▸ Given task
Give the number of lines in the data that hold the string "chart". Nothing else is needed.

[BEGIN]

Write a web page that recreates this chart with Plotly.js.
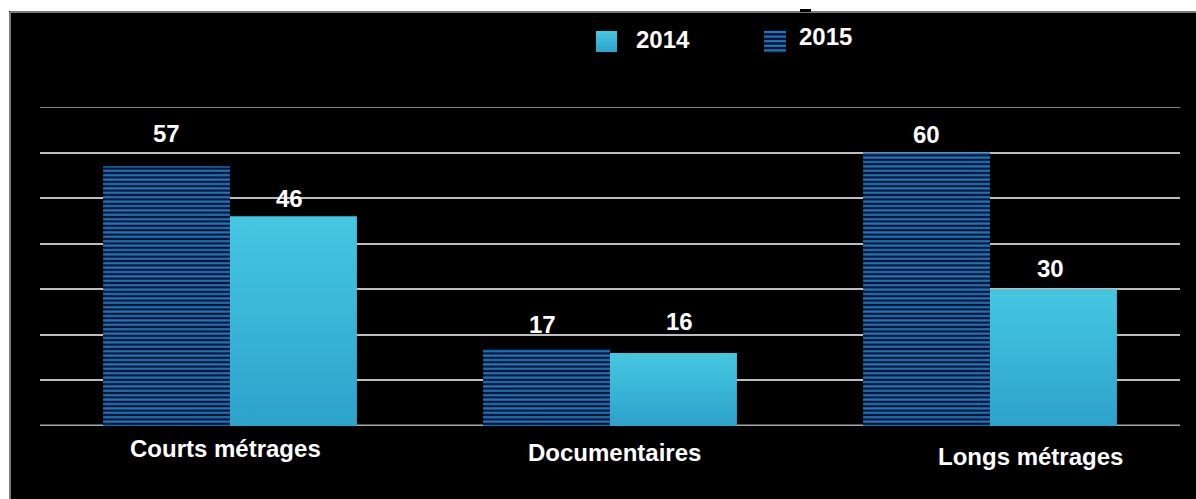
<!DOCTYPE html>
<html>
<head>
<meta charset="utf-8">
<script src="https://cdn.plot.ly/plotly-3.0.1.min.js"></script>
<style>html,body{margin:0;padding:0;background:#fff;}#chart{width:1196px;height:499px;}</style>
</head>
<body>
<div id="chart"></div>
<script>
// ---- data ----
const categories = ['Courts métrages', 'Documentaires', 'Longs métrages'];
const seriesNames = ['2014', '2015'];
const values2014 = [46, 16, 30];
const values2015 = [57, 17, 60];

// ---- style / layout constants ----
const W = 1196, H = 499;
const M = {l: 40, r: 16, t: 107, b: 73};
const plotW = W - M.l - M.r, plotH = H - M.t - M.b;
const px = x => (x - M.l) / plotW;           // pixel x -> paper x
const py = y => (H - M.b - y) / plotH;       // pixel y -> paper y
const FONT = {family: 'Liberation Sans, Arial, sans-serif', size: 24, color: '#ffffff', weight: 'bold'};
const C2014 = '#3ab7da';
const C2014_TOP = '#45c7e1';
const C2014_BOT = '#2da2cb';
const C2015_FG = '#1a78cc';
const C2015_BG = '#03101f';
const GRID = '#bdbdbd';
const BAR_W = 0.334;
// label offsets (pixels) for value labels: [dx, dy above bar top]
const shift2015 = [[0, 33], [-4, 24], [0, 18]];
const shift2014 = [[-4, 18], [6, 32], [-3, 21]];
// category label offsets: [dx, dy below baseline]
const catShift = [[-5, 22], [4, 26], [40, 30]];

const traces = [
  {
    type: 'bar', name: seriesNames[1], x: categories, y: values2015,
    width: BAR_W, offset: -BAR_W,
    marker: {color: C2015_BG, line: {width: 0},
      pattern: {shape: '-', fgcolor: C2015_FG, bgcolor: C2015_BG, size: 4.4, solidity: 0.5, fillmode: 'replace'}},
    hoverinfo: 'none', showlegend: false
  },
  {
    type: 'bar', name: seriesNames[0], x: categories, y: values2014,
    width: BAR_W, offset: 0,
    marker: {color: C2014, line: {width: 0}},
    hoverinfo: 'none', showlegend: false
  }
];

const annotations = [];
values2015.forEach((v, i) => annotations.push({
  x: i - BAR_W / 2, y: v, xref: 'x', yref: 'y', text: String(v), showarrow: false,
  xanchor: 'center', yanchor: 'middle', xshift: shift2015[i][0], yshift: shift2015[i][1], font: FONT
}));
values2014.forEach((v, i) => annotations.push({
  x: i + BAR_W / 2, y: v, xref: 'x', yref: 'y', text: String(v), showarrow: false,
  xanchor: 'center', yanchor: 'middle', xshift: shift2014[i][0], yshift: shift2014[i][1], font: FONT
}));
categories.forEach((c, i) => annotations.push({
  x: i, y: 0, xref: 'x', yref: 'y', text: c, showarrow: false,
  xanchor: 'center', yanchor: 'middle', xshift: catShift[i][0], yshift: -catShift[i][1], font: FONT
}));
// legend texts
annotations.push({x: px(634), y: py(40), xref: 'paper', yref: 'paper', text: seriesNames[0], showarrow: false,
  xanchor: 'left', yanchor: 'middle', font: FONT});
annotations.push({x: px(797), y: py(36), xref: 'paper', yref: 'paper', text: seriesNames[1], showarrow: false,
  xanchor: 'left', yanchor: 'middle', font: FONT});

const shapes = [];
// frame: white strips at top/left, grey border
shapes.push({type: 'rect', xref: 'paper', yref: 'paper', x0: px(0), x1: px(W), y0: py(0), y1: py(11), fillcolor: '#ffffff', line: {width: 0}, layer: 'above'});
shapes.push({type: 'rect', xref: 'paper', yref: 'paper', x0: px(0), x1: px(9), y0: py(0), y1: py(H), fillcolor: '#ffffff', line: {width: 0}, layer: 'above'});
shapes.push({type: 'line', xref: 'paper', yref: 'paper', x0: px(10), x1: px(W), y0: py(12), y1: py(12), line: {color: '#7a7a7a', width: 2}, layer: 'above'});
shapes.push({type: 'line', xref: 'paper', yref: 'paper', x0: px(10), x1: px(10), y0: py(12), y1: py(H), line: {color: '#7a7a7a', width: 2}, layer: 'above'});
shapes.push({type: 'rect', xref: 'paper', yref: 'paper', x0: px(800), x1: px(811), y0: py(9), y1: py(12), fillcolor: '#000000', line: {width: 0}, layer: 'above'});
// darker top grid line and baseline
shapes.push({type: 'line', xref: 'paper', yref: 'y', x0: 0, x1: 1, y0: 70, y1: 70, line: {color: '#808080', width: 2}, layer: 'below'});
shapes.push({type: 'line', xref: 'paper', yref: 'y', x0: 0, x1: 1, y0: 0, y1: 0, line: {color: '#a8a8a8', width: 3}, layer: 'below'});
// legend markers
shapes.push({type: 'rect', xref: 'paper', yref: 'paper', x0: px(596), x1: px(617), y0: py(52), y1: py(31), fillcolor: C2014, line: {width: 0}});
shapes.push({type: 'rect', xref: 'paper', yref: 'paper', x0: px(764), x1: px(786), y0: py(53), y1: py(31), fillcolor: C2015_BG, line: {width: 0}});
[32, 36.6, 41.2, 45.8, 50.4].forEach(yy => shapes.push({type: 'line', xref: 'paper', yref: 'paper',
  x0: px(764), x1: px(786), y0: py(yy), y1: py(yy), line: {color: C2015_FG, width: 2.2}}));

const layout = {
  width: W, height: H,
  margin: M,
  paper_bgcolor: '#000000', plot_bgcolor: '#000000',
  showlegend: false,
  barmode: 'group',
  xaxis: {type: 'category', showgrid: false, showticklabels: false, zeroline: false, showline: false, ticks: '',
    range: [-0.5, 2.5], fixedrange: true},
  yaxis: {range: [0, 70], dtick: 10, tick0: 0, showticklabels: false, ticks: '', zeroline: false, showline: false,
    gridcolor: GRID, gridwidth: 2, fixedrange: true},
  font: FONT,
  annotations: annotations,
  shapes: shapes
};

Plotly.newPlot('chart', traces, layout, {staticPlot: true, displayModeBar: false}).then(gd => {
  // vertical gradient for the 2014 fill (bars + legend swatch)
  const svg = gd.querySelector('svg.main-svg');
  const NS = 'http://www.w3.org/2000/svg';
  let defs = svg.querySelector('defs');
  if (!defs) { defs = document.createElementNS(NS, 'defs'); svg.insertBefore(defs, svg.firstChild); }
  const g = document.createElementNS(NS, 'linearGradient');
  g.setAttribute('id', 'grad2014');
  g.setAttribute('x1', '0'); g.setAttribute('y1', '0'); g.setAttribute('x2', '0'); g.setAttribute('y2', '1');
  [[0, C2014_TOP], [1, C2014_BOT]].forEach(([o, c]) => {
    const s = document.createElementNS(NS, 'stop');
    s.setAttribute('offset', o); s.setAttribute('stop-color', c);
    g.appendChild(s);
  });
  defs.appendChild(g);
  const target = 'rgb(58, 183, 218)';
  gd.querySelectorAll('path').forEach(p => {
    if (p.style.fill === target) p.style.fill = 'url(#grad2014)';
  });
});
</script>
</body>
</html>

[END]

▸ In response
4